United States District Court, D. New Mexico
Feb 19, 2002
CIV 01-1242 LH/KBM, CR 99-1329 LH (D.N.M. Feb. 19, 2002)

Opinion

CIV 01-1242 LH/KBM, CR 99-1329 LH

February 19, 2002


PROPOSED FINDINGS AND RECOMMENDED DISPOSITION


This matter is before the Court on the remaining two claims of Hipolito Aragons Motion to Vacate, Set Aside or Correct Sentence by a Person in Federal Custody under 28 U.S.C. § 2255. See Docs. 1, 5. I recommend that Aragons assertions that his plea was involuntary and counsel ineffective be found without merit. Because the issues are resolved on the pleadings, and the record establishes conclusively that movant is not entitled to relief, an evidentiary hearing is not necessary. E.g., § 2255; Rule 8(a), Rules Governing Habeas Corpus Under Section 2255; Trice v. Ward, 196 F.3d 1151, 1159 (10 th Cir. 1999), cert. denied, 531 U.S. 835 (2000).

The United States contends that certain of Defendants grounds for relief are procedurally defaulted because he failed to raise them on direct appeal. Aragon, however, argues his counsel was ineffective for failing to file a direct appeal, which can constitute a basis to excuse the procedural default. E.g., United States v. Cox, 83 F.3d 336, 341 (10th Cir. 1996); United States v. Cook, 45 F.3d 388, 392 (10th Cir. 1995). Given the transcripts of the hearings, it is frankly just as easy to dispose of this matter by addressing the merits. See Romero v. Furlong, 215 F.3d 1107, 1111 (10th Cir.) (We need not and do not address these issues, however, because the case may be more easily and succinctly affirmed on the merits.), cert. denied, 531 U.S. 982 (2000); United States v. Wright, 43 F.3d 491, 496 (10th Cir. 1994) (We need not address whether [procedural default] bars appellant from asserting his Brady claim because, even assuming it is not procedurally barred, the claim fails on its merits.).

After agents seized cocaine, methamphetamine, marijuana, drug paraphernalia and firearms from Aragons residence, he and his co-defendants were arrested and charged with numerous drug-related crimes.

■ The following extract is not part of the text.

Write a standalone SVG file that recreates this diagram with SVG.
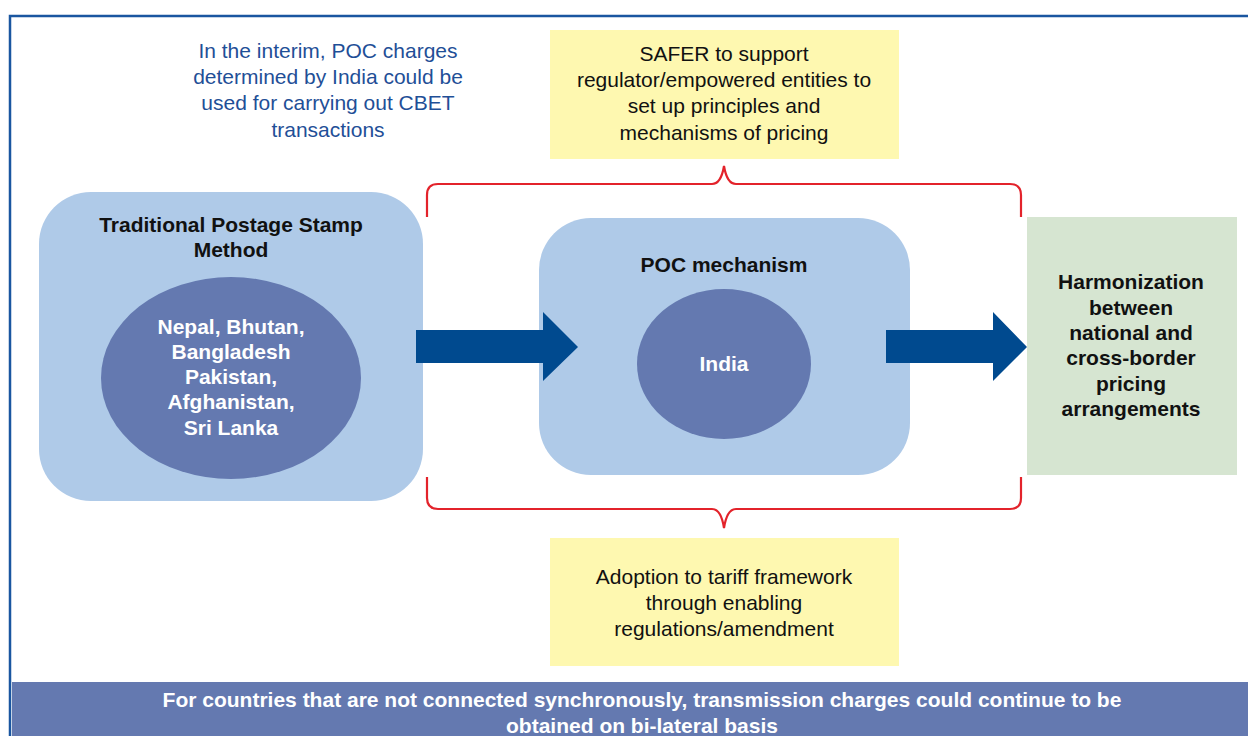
<svg xmlns="http://www.w3.org/2000/svg" width="1248" height="736" viewBox="0 0 1248 736">
<style>
text{font-family:"Liberation Sans",Arial,sans-serif;text-anchor:middle}
.blue{fill:#1f4f97;font-size:21px}
.note{fill:#111;font-size:21px}
.title{fill:#111;font-size:21px;font-weight:bold}
.white{fill:#fff;font-size:21px;font-weight:bold}
.band{fill:#fff;font-size:21px;font-weight:bold}
.node{fill:#afcae8}
.inner{fill:#6479b0}
.yellow{fill:#fef8b0}
.brace{fill:none;stroke:#e3232b;stroke-width:2.2}
.arrow{fill:#004a8f}
</style>
<rect width="1248" height="736" fill="#fff"/>
<g id="frame">
<path d="M10,736 L10,16 L1248,16" fill="none" stroke="#1a56a0" stroke-width="2.5"/>
</g>
<g id="interim-note">
<text class="blue" x="328" y="58">In the interim, POC charges</text>
<text class="blue" x="328" y="84">determined by India could be</text>
<text class="blue" x="328" y="110">used for carrying out CBET</text>
<text class="blue" x="328" y="137">transactions</text>
</g>
<g id="safer">
<rect class="yellow" x="550" y="30" width="349" height="129"/>
<text class="note" x="724" y="61">SAFER to support</text>
<text class="note" x="724" y="87">regulator/empowered entities to</text>
<text class="note" x="724" y="113">set up principles and</text>
<text class="note" x="724" y="140">mechanisms of pricing</text>
</g>
<g id="traditional">
<rect class="node" x="39" y="192" width="384" height="309" rx="52"/>
<text class="title" x="231" y="232">Traditional Postage Stamp</text>
<text class="title" x="231" y="257">Method</text>
<ellipse class="inner" cx="231" cy="378" rx="130" ry="101"/>
<text class="white" x="231" y="334">Nepal, Bhutan,</text>
<text class="white" x="231" y="359">Bangladesh</text>
<text class="white" x="231" y="384">Pakistan,</text>
<text class="white" x="231" y="409">Afghanistan,</text>
<text class="white" x="231" y="435">Sri Lanka</text>
</g>
<g id="poc">
<rect class="node" x="539" y="218" width="371" height="257" rx="52"/>
<text class="title" x="724" y="272">POC mechanism</text>
<ellipse class="inner" cx="724" cy="364" rx="87" ry="75"/>
<text class="white" x="724" y="371">India</text>
</g>
<g id="harmonization">
<rect x="1027" y="217" width="210" height="258" fill="#d6e5d1"/>
<text class="title" x="1131" y="289">Harmonization</text>
<text class="title" x="1131" y="315">between</text>
<text class="title" x="1131" y="340">national and</text>
<text class="title" x="1131" y="365">cross-border</text>
<text class="title" x="1131" y="391">pricing</text>
<text class="title" x="1131" y="416">arrangements</text>
</g>
<g id="adoption">
<rect class="yellow" x="550" y="538" width="349" height="128"/>
<text class="note" x="724" y="584">Adoption to tariff framework</text>
<text class="note" x="724" y="610">through enabling</text>
<text class="note" x="724" y="636">regulations/amendment</text>
</g>
<g id="connectors">
<path class="arrow" d="M416,330 L543,330 L543,312 L578,347 L543,381 L543,363 L416,363 Z"/>
<path class="arrow" d="M886,330 L993,330 L993,312 L1027,347 L993,381 L993,363 L886,363 Z"/>
<path class="brace" d="M427,217 L427,195 Q427,184 438,184 L712,184 Q721,184 724,166 Q727,184 736,184 L1010,184 Q1021,184 1021,195 L1021,217"/>
<path class="brace" d="M427,477 L427,498 Q427,509 438,509 L712,509 Q721,509 724,528 Q727,509 736,509 L1010,509 Q1021,509 1021,498 L1021,477"/>
</g>
<g id="footer">
<rect x="12" y="682" width="1236" height="54" fill="#6479b0"/>
<text class="band" x="642" y="707">For countries that are not connected synchronously, transmission charges could continue to be</text>
<text class="band" x="642" y="733">obtained on bi-lateral basis</text>
</g>
</svg>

With his third attorney at his side, Aragon pled guilty. The longstanding test for determining the validity of a guilty plea is whether the plea represents a voluntary and intelligent choice among the alternative courses of action open to the defendant. Hill v. Lockhart, 474 U.S. 52, 59 (1985) (citation and internal quotation marks omitted). Aragon contends his plea was unknowing and involuntary because he is a Mexican national, with less than 6th grade education, and did not understand the nature of the charges or of the plea, nor the consequences of either. He felt under duress and coercion to plead guilty, both from himself and his family. He felt that he and his family were in jeopardy. He understands nothing of the U.S. legal system and was not adequately assisted by his counsel. Doc. 1 (ground 2 for relief). As the United States observes, however, Aragons conclusory allegations are insufficient to overcome the statements he made during the plea and the findings by the court.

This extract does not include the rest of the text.